March 10-16, 2005
loose canon
Why Billy Penn's grid design is good for your health.
Sean Hamel was losing weight, and he couldn't figure out why. Last summer, living in San Diego, the 6-foot 27-year-old had bulked out at just over 200, the most he's ever weighed. Now, seven months later, living in Center City, Hamel is happy at 177, which is normal for him.
So, Hamel wondered, where did the fat go?
Hamel was eating the same. He hadn't joined a gym, but he felt great and was otherwise very healthy as 23 pounds melted from his frame.
The difference was walking. Living in San Diego, Hamel drove to his job. Living at 20th and Walnut streets, he now walks to Old City and back five days a week to his job as a City Paper classifieds account executive. Each trip takes a half hour, an hour of walking a day, which is twice the half-hour the surgeon general recommends. Hamel says he's in pretty good shape.
"I've never had a gym membership in my life," he says, "and as long as I live within one or two miles of work, I never will."
Instead of a gym, Hamel simply walks, commuting and exercising at the same time. And what he's exercising on, if not living his life inside of, is William Penn's original 1680s street grid design. The ancient design works for walking in part because it is scaled for people and for smaller, slower vehicles.
According to a study in the current issue of Prevention magazine, Philadelphia ranks eighth in walkability for cities with a population greater than 500,000 all the more remarkable since parts of this city are clearly unfriendly to pedestrians.
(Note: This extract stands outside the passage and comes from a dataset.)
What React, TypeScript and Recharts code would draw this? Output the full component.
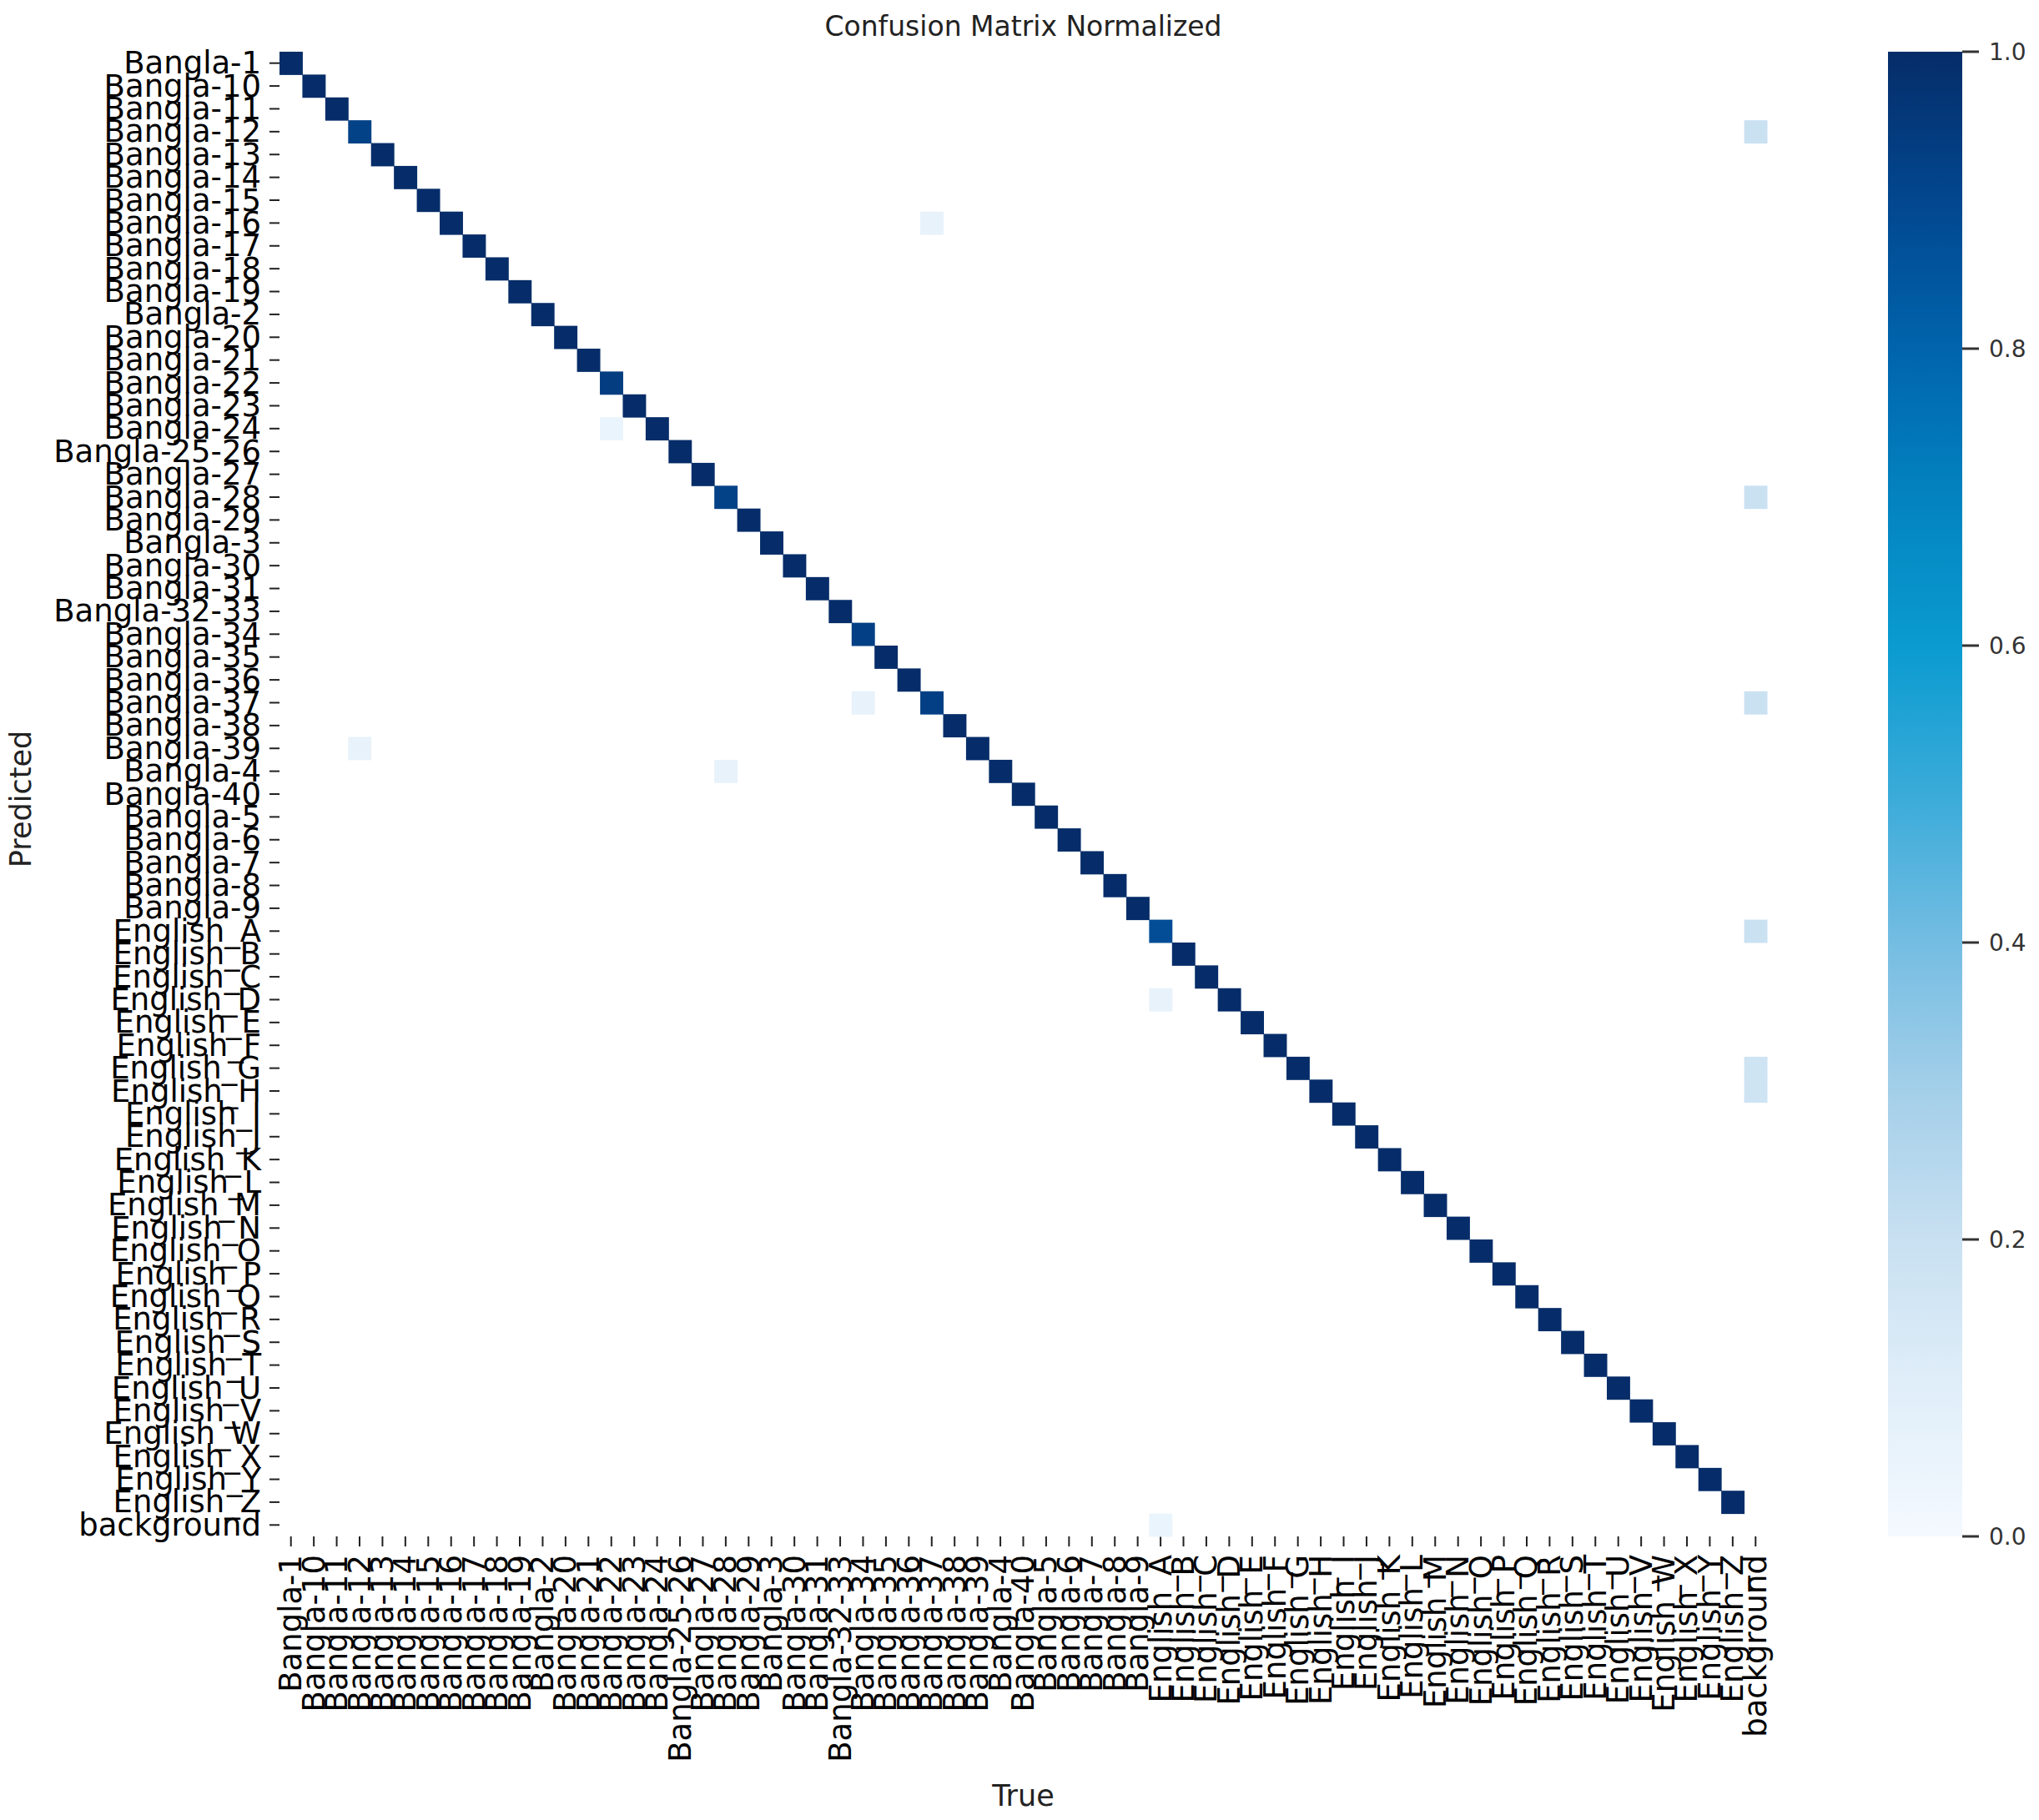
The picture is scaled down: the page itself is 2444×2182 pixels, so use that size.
import React from 'react'
import { Bar, BarChart, Scatter, ScatterChart, XAxis, YAxis } from 'recharts'

const classNames = [
  'Bangla-1', 'Bangla-10', 'Bangla-11', 'Bangla-12', 'Bangla-13', 'Bangla-14', 'Bangla-15', 'Bangla-16',
  'Bangla-17', 'Bangla-18', 'Bangla-19', 'Bangla-2', 'Bangla-20', 'Bangla-21', 'Bangla-22', 'Bangla-23',
  'Bangla-24', 'Bangla-25-26', 'Bangla-27', 'Bangla-28', 'Bangla-29', 'Bangla-3', 'Bangla-30', 'Bangla-31',
  'Bangla-32-33', 'Bangla-34', 'Bangla-35', 'Bangla-36', 'Bangla-37', 'Bangla-38', 'Bangla-39', 'Bangla-4',
  'Bangla-40', 'Bangla-5', 'Bangla-6', 'Bangla-7', 'Bangla-8', 'Bangla-9',
  'English_A', 'English_B', 'English_C', 'English_D', 'English_E', 'English_F', 'English_G', 'English_H',
  'English_I', 'English_J', 'English_K', 'English_L', 'English_M', 'English_N', 'English_O', 'English_P',
  'English_Q', 'English_R', 'English_S', 'English_T', 'English_U', 'English_V', 'English_W', 'English_X',
  'English_Y', 'English_Z', 'background',
]

// correct predictions, same order as classNames
const diagonal = [
  1, 1, 1, 0.92, 1, 1, 1, 1,
  1, 1, 1, 1, 1, 1, 0.94, 1,
  1, 1, 1, 0.92, 1, 1, 1, 1,
  1, 0.93, 1, 1, 0.93, 1, 1, 1,
  1, 1, 1, 1, 1, 1,
  0.88, 1, 1, 1, 1, 1, 1, 1,
  1, 1, 1, 1, 1, 1, 1, 1,
  1, 1, 1, 1, 1, 1, 1, 1,
  1, 1, 0,
]

// confusions off the diagonal
const offPredicted = ['Bangla-12', 'Bangla-16', 'Bangla-24', 'Bangla-28', 'Bangla-37', 'Bangla-37', 'Bangla-39', 'Bangla-4', 'English_A', 'English_D', 'English_G', 'English_H', 'background']
const offTrue = ['background', 'Bangla-37', 'Bangla-22', 'background', 'Bangla-34', 'background', 'Bangla-12', 'Bangla-28', 'background', 'English_A', 'background', 'background', 'English_A']
const offValues = [0.19, 0.06, 0.05, 0.19, 0.06, 0.19, 0.06, 0.06, 0.19, 0.06, 0.17, 0.17, 0.05]

const colorbarTicks = [0, 0.2, 0.4, 0.6, 0.8, 1.0]

// blue colormap as it appears in the picture (0 -> 1 in steps of 0.1)
const bluesStops = [
  '#f4f9fe', '#e0eef9', '#c8e0f1', '#a4cfe9', '#74bde2', '#3aabd9',
  '#0a9bd0', '#0383c0', '#0064ac', '#02478f', '#062d69',
]

const hex = (h: string) => [1, 3, 5].map((i) => parseInt(h.slice(i, i + 2), 16))
const blues = (v: number) => {
  const t = Math.max(0, Math.min(1, v)) * (bluesStops.length - 1)
  const i = Math.min(Math.floor(t), bluesStops.length - 2)
  const f = t - i
  const a = hex(bluesStops[i])
  const b = hex(bluesStops[i + 1])
  const c = a.map((x, k) => Math.round(x + (b[k] - x) * f))
  return `rgb(${c[0]},${c[1]},${c[2]})`
}

const n = classNames.length
const cells: { x: number; y: number; v: number }[] = []
diagonal.forEach((v, i) => {
  if (v > 0) cells.push({ x: i, y: i, v })
})
offValues.forEach((v, i) => {
  cells.push({ x: classNames.indexOf(offTrue[i]), y: classNames.indexOf(offPredicted[i]), v })
})

const W = 2444
const H = 2182
const margin = { top: 62, right: 326, bottom: 40, left: 35 }
const yAxisW = 300
const xAxisH = 300
const plotW = W - margin.left - margin.right - yAxisW
const plotH = H - margin.top - margin.bottom - xAxisH
const cellW = plotW / n
const cellH = plotH / n
const indices = classNames.map((_, i) => i)
const font = 'DejaVu Sans, sans-serif'

const Cell = (props: any) => (
  <rect
    x={props.cx - cellW / 2}
    y={props.cy - cellH / 2}
    width={cellW + 0.5}
    height={cellH + 0.5}
    fill={blues(props.payload.v)}
  />
)

const YTick = ({ x, y, payload }: any) => (
  <text x={x} y={y} textAnchor="end" dominantBaseline="central" fontSize={37} fontFamily={font} fill="#000">
    {classNames[payload.value]}
  </text>
)

const XTick = ({ x, y, payload }: any) => (
  <text
    x={x}
    y={y}
    transform={`rotate(-90, ${x}, ${y})`}
    textAnchor="end"
    dominantBaseline="central"
    fontSize={37}
    fontFamily={font}
    fill="#000"
  >
    {classNames[payload.value]}
  </text>
)

const CbTick = ({ x, y, payload }: any) => (
  <text x={x} y={y} dominantBaseline="central" fontSize={28} fontFamily={font} fill="#333">
    {payload.value.toFixed(1)}
  </text>
)

const cbLeft = 2263
const cbChartW = 200
const cbAxisW = 100
const cbBarW = 89

export default function App() {
  return (
    <div style={{ position: 'absolute', left: 0, top: 0, width: W, height: H, background: '#fff' }}>
      <div style={{ position: 'absolute', left: 0, top: 0 }}>
        <ScatterChart width={W} height={H} margin={margin}>
          <XAxis
            type="number"
            dataKey="x"
            domain={[-0.5, n - 0.5]}
            ticks={indices}
            interval={0}
            height={xAxisH}
            axisLine={false}
            tickSize={12}
            tickMargin={10}
            tickLine={{ stroke: '#222', strokeWidth: 2 }}
            tick={<XTick />}
          />
          <YAxis
            type="number"
            dataKey="y"
            domain={[-0.5, n - 0.5]}
            reversed
            ticks={indices}
            interval={0}
            width={yAxisW}
            axisLine={false}
            tickSize={12}
            tickMargin={10}
            tickLine={{ stroke: '#222', strokeWidth: 2 }}
            tick={<YTick />}
          />
          <Scatter data={cells} shape={<Cell />} isAnimationActive={false} />
        </ScatterChart>
      </div>

      <div style={{ position: 'absolute', left: cbLeft, top: 0 }}>
        <BarChart
          width={cbChartW}
          height={H}
          data={[{ name: 'cb', v: 1 }]}
          margin={{ top: margin.top, bottom: H - margin.top - plotH, left: 0, right: cbChartW - cbBarW - cbAxisW }}
          barCategoryGap={0}
        >
          <defs>
            <linearGradient id="bluesGrad" x1="0" y1="1" x2="0" y2="0">
              {bluesStops.map((c, i) => (
                <stop key={c} offset={i / (bluesStops.length - 1)} stopColor={c} />
              ))}
            </linearGradient>
          </defs>
          <XAxis dataKey="name" hide />
          <YAxis
            orientation="right"
            domain={[0, 1]}
            ticks={colorbarTicks}
            interval={0}
            width={cbAxisW}
            axisLine={false}
            tickSize={20}
            tickMargin={12}
            tickLine={{ stroke: '#333', strokeWidth: 3 }}
            tick={<CbTick />}
          />
          <Bar dataKey="v" fill="url(#bluesGrad)" isAnimationActive={false} />
        </BarChart>
      </div>

      <svg width={W} height={H} style={{ position: 'absolute', left: 0, top: 0, pointerEvents: 'none' }}>
        <text x={margin.left + yAxisW + plotW / 2} y={43} textAnchor="middle" fontSize={33} fontFamily={font} fill="#222">
          Confusion Matrix Normalized
        </text>
        <text x={margin.left + yAxisW + plotW / 2} y={2165} textAnchor="middle" fontSize={35} fontFamily={font} fill="#222">
          True
        </text>
        <text
          x={37}
          y={margin.top + plotH / 2 + 6}
          transform={`rotate(-90, 37, ${margin.top + plotH / 2 + 6})`}
          textAnchor="middle"
          fontSize={35}
          fontFamily={font}
          fill="#222"
        >
          Predicted
        </text>
      </svg>
    </div>
  )
}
Walking to work is rare in America: only 3 percent of the nation's workers do so. But for Philadelphians living in and around Center City, some 37 to 56 percent, depending on which adjacent neighborhoods are included, regularly walk to work.
And, as Hamel discovered, living in a walkable world can be good for your health. Very good, in fact.
According to a recent study in the American Journal of Preventive Medicine, people who live in walkable places are almost 2.5 times more likely to get the 30 minutes per day they need. In walkable places, 38 percent will meet the guideline; in less walkable places, only 18 percent do.
For Larry Frank, the study's author, Philadelphia's central district has everything to make a place walkable. The streets are laid out in a compact grid, so it's easy to go directly from place to place. There's a mix of homes, retail shops and workplaces. And while drivers may curse getting clogged in tiny, cobblestone streets, Frank says that traffic jams actually increase Philly's walkability, when walking is faster than driving.
For Penn public policy scholar Mark Alan Hughes, central Philly is a walkers' paradise. In his own unpublished research, Hughes found that the city's central pedestrian core, which in this case included University City, has the largest concentration of pedestrian commuters in the country. In the 10 census blocks he surveyed, about 56 percent of its residents walk to work.
We have walkable neighborhoods, says Hughes, because there is a central business district, a mix of historic and modern housing, and two large universities.
Hughes also credits the 335-year-old grid design for the area's walkability, which he says grew in part out of William Penn's utopian and democratic ideals.
"The legacy we've inherited from William Penn gave us safe streets with clean, right angles,"says Hughes. "The design is very Quaker. It is a design that discourages pre-eminent streets or dominant vistas. The design is democratic, because all the streets begin and end in the same way, they're all equal. And you can't have more intersecting streets than a grid."
And one of the best things about Penn's design, says Hughes, even if unintended, is that narrow streets make life harder for car drivers. Hughes commutes by foot from the Art Museum area to work in University City. For him, cars are the enemy in a battle that pedestrians are losing.
"You have that right-turn-on-red law," he says. "You've got SUV drivers who can't see over their hoods. There are drivers who play chicken with pedestrians, where the acceptable buffer between your kneecap and a car bumper has shrunk to six inches."
To protect pedestrians, Hughes wants to make the streets less friendly to cars. For instance, traffic lights should be reprogrammed to create an interval when only pedestrians may cross.
Even building design and development should discourage cars. "Every time we build a parking garage or a single, massive building the curbs cuts for driveways, you're killing the sidewalk," he says.
Seems like the choice would have been plain to Billy Penn.